Câmara Cascudo e Oscar Ribas: diálogos no Atlântico
O presente trabalho tem por objetivo propor aproximações entre os autores Câmara Cascudo e Oscar Ribas. O primeiro pertencente ao sistema literário brasileiro e o segundo ao angolano. Buscamos a comparação entre ambos, considerando as semelhanças entre seus percursos. Ao longo de suas carreiras, os autores dividiram-se entre a produção literária e a pesquisa folclórica. A proposta que executamos apropria-se do conceito de macrossistema literário defendido por Benjamin Abdala Júnior. Em sua perspectiva, macrossistema é definido pelos contatos que podem ser estabelecidos entre os sistemas literários nacionais no contexto das literaturas de língua portuguesa.

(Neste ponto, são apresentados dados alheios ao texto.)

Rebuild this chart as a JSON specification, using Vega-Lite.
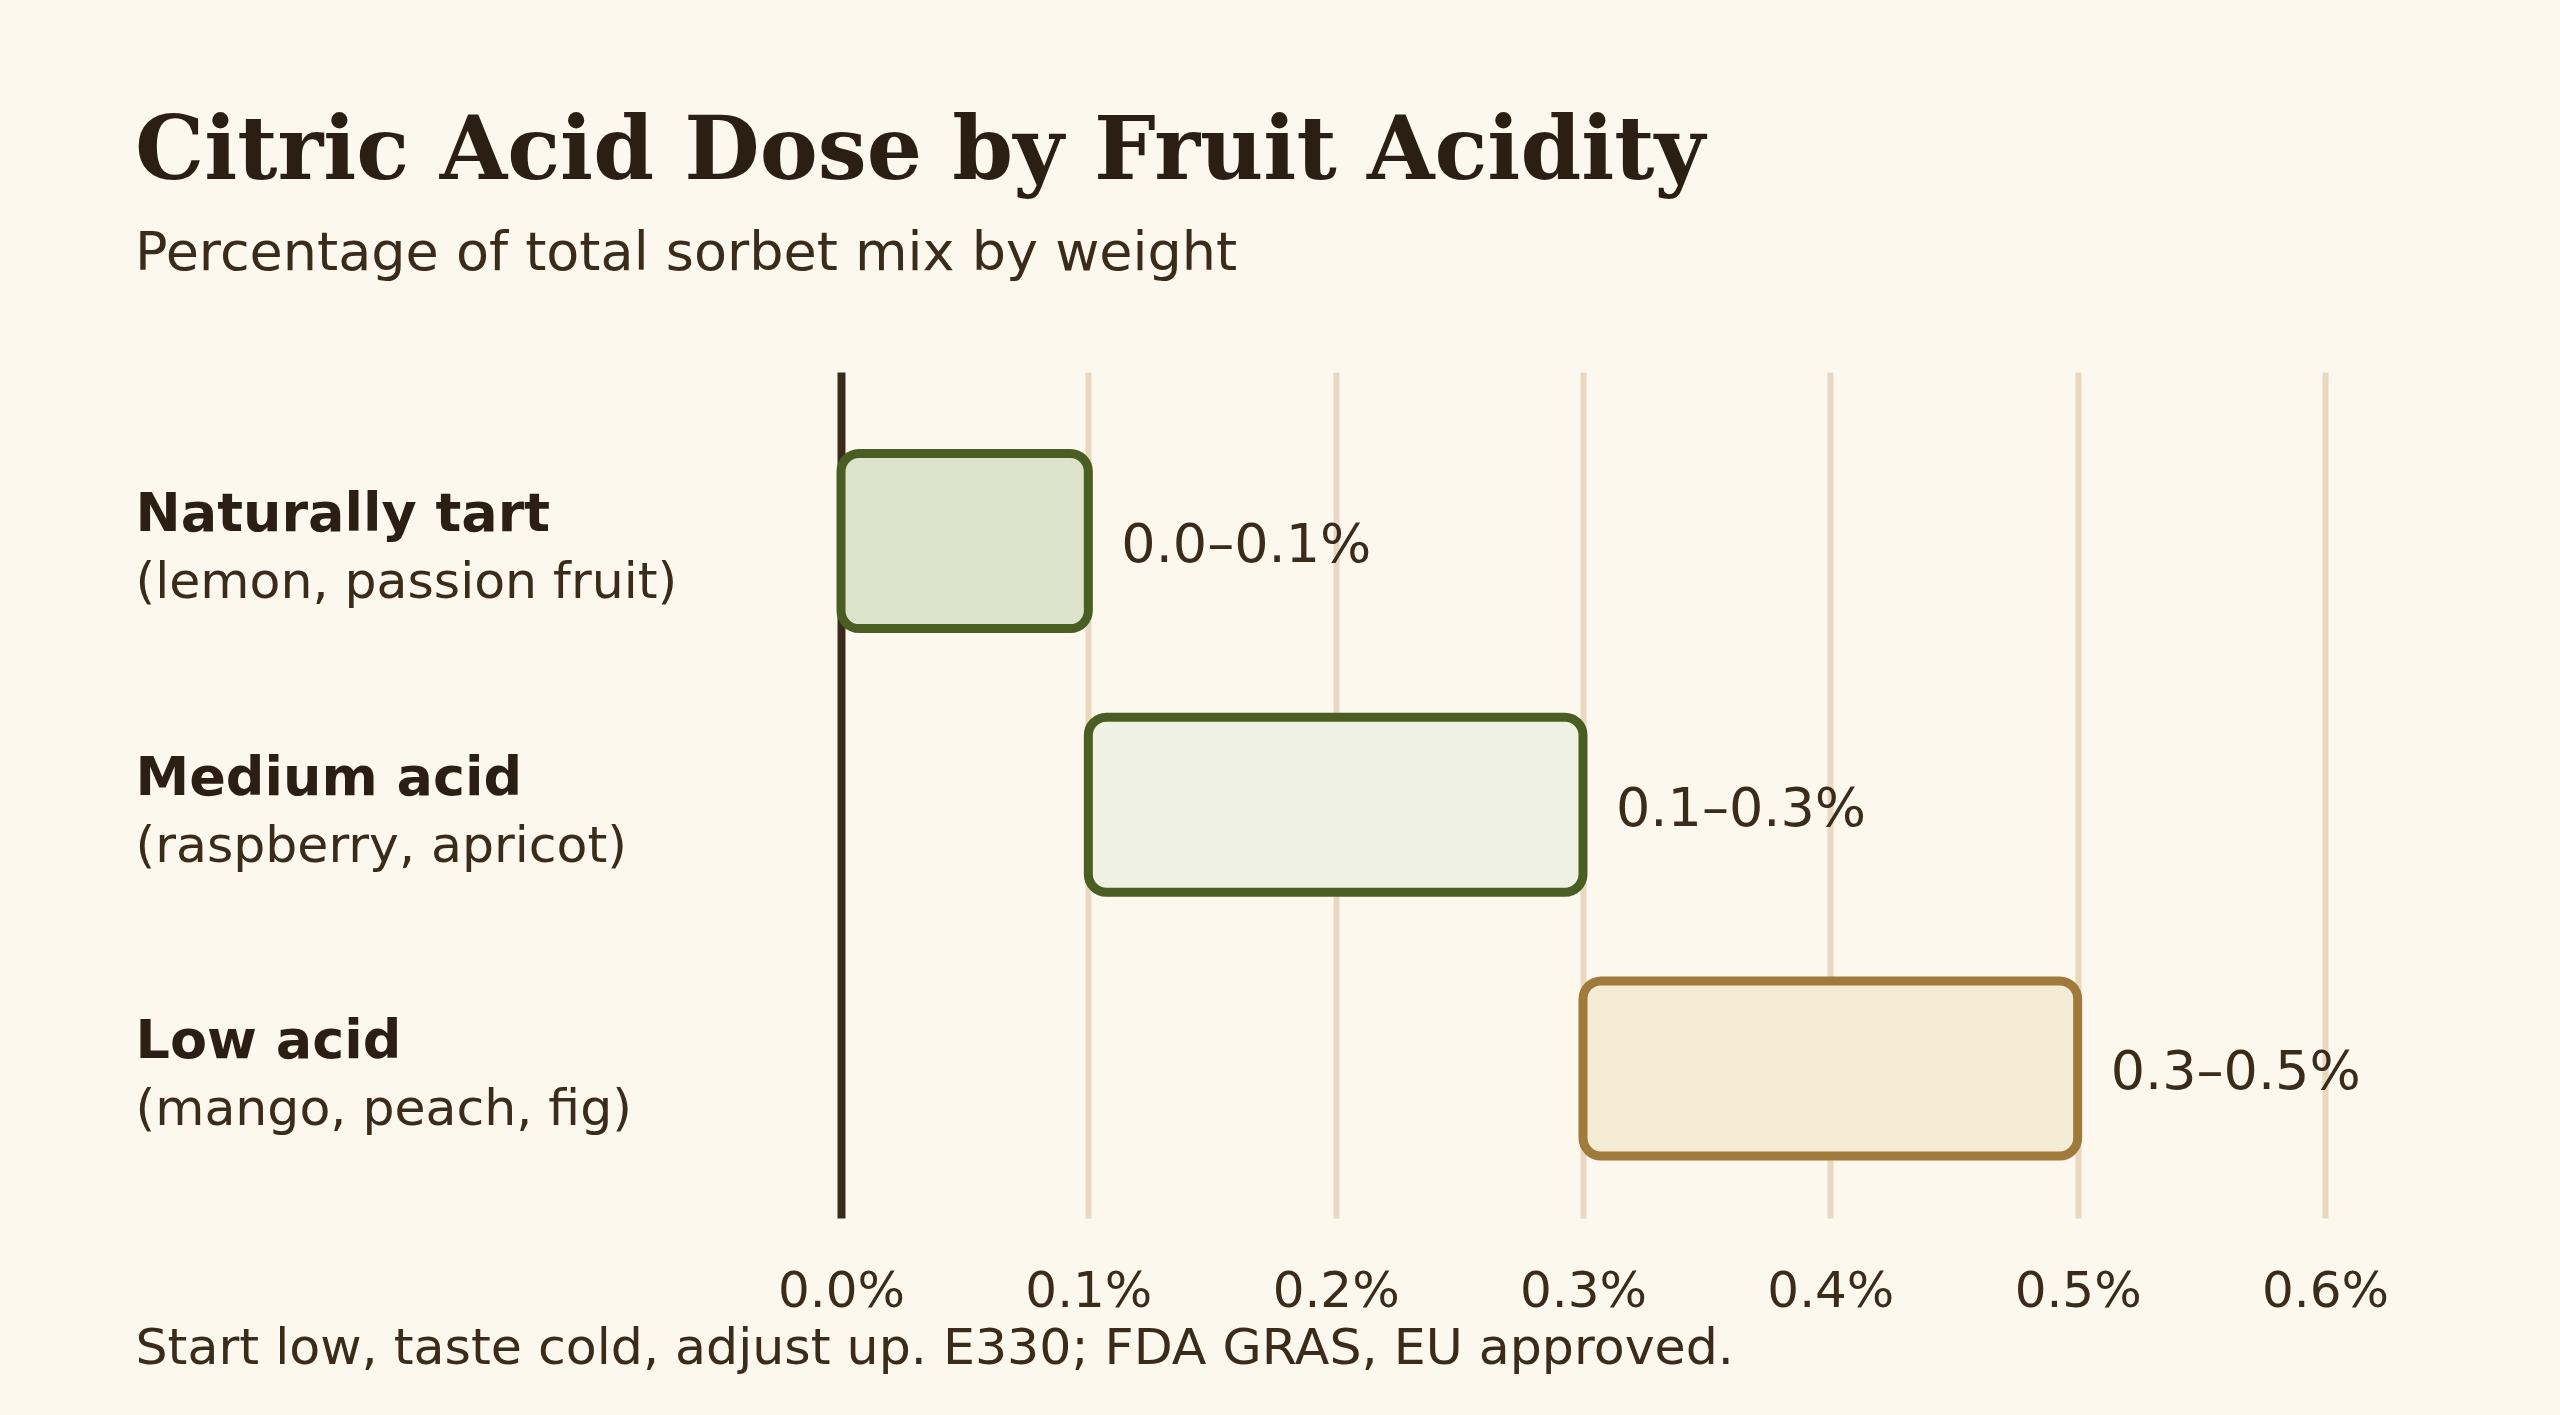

Nosso estudo centra-se sobre dois romances: Canto de muro (1959) de Câmara Cascudo e Uanga (feitiço) (1951) de Oscar Ribas. A análise destas obras nos permite apreciar textos fracionados entre o fazer literário e o compromisso com a divulgação de dados de pesquisa. A dualidade nas carreiras dos intelectuais é espelhada na composição de seus romances. Realizamos também uma leitura do livro de ensaios Made in África (1965) de Câmara Cascudo, no qual nos deparamos com um Cascudo leitor de Oscar Ribas e preocupado com os matizes africanos da cultura brasileira.